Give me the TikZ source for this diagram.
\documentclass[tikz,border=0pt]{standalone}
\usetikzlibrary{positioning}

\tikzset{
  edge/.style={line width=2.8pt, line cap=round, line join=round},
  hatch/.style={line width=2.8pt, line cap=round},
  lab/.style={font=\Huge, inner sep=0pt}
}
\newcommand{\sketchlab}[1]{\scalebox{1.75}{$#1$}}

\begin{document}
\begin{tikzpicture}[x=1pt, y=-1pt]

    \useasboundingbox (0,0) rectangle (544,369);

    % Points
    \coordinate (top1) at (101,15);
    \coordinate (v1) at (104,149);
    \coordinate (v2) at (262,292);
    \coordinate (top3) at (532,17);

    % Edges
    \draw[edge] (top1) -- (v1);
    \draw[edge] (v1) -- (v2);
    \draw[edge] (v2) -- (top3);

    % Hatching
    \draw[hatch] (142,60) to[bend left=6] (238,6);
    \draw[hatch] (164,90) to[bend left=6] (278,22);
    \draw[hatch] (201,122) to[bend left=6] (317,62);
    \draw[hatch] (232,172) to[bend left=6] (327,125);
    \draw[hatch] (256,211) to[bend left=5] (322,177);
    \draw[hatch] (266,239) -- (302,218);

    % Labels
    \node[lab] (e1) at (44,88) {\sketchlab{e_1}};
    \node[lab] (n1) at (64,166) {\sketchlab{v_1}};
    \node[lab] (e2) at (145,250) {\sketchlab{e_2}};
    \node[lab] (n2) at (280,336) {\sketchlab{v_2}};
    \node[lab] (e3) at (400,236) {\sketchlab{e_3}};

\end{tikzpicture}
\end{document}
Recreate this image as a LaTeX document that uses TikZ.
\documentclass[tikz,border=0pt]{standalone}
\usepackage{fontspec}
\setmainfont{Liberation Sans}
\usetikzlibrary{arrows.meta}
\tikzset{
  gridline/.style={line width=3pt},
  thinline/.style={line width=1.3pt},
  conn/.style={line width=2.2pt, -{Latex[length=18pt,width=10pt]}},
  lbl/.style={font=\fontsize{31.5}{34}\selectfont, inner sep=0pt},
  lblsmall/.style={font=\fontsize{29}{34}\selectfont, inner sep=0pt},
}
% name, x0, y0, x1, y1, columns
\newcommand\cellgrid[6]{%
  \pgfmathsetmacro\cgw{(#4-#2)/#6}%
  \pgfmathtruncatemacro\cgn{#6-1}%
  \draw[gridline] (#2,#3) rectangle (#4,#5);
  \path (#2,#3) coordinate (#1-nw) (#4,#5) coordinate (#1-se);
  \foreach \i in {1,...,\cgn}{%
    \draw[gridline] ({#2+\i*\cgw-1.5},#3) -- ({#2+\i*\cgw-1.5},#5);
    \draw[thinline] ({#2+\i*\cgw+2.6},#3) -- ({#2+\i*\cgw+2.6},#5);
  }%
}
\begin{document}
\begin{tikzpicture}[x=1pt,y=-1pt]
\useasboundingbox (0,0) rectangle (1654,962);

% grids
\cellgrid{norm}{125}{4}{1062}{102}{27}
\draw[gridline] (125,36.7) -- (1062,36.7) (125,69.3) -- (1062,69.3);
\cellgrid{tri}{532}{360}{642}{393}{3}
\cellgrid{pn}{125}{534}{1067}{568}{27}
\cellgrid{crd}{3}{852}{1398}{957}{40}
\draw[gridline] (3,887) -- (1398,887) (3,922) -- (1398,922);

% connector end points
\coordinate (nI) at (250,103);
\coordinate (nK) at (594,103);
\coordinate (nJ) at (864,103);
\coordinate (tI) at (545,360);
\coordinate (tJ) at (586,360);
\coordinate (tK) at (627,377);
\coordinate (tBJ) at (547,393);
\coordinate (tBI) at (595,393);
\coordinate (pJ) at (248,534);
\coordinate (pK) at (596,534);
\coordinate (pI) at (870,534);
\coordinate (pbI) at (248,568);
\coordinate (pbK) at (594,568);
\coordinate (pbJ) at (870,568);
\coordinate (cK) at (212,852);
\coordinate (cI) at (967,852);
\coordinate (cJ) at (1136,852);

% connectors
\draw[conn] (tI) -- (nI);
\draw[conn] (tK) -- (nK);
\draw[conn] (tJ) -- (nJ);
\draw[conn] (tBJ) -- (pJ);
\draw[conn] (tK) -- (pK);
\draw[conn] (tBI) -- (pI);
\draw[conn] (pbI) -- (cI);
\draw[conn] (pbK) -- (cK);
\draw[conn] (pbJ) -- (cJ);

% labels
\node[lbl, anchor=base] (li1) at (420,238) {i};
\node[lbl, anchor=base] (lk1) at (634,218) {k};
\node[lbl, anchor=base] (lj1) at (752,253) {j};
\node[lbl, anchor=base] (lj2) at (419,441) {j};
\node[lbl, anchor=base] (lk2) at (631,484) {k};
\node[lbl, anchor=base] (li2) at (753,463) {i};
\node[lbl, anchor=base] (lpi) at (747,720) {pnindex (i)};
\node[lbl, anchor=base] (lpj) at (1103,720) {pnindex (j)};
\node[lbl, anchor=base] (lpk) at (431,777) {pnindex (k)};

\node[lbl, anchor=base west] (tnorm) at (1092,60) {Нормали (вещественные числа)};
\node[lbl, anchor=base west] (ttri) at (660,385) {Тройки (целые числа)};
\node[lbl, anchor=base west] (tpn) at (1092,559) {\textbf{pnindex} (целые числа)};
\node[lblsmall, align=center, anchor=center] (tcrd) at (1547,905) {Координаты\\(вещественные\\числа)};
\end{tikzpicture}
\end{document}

· · · · ·

### Short problem
From the listing above, collect each line in which the string "this" appears.

### Exercise result
Give me the TikZ source for this diagram.
Recreate this image as a LaTeX document that uses TikZ.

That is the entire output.